The battle between Nevada rancher Cliven Bundy and the Bureau of Land Management (BLM) might be viewed as an overly aggressive federal bureaucracy enforcing misguided environmental regulations vs. an oppressed individual and his overly enthusiastic supporters with guns.


However, like the ongoing battles in California between farmers and environmentalists over water, the Nevada story is more complex than that. The issues are not divided neatly along left-right political lines. In both cases, the property rights issues are complicated, and the federal government has long subsidized the use of land and water resources in the West. The first step toward a permanent solution in both cases is to revive federalism. That is, to transfer federal assets to state governments and the private sector.


To understand the Nevada situation, it is useful to consider the history of federal land ownership in the West. From an essay by Randal O’Toole and myself:

“From the founding of the nation, the federal government began accumulating large tracts of land … As the federal government was accumulating land, it was also trying to unload it. The government’s general policy for more than a century was to sell or transfer its western lands to settlers, railroad companies, and state governments … With the rise of the Progressive movement at the turn of the 20th century, federal policy began to change toward land retention and land additions. Progressives believed that federal agencies would manage western lands better than states, businesses, or individuals.”

It turned out that the Progressives were dead wrong. In his book Public Lands and Private Rights, Robert H. Nelson describes how the Progressive ideas of scientific management and federal land planning have failed repeatedly. The last century of federal land management has been “filled with laws that had lofty purposes and achieved dismal results,” he concludes. He also notes that “federal ownership of vast areas of western land is an anomaly in the American system of private enterprise and decentralized government authority.” Federal policymakers should start fixing that anomaly.


The BLM faces a complex task in juggling all the competing uses of its timberlands, rangelands, minerals, watersheds, wildlife, water, and other resources located across a huge area. Livestock grazing, timber cutting, and mineral extraction all potentially conflict with wildlife habitat, watershed protection, and outdoor recreation.


The situation is made worse by BLM officials operating in a nonmarket environment. Essentially, they run a giant socialist enterprise in trying to centrally plan vast lands and resources. The decisions the agency makes are often infuriating to Westerners because they are made by unaccountable officials on the other side of the country.

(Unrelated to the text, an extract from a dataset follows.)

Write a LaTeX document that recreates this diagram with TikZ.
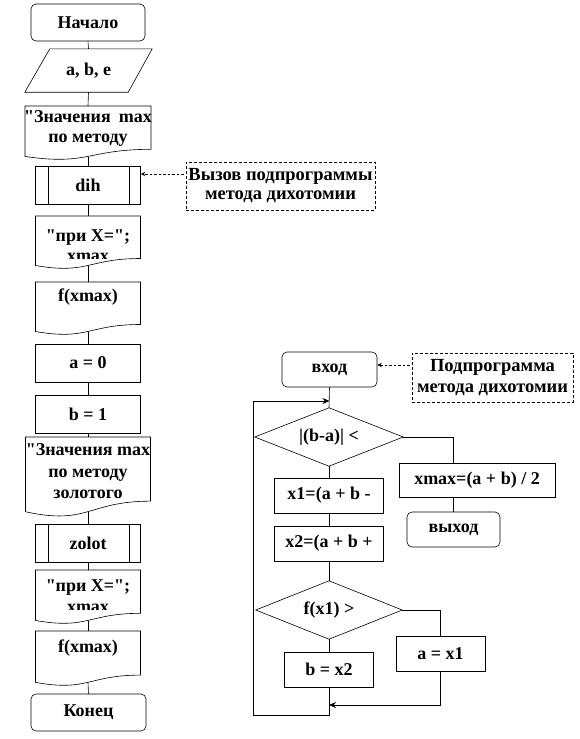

The solution is to transfer most federal lands in Nevada to the State of Nevada. Charges for the use of the land—such as grazing fees—should be set in the marketplace. Where feasible, environmentally significant land should be owned and managed by private non-profit land trusts, as discussed here. But these sorts of decisions should be made by the Nevada legislature. Politicians in Washington lack the knowledge to make the crucial land-use decisions that affect the lives of people such as Cliven Bundy, and they are far too distracted with all the other issues on the federal agenda.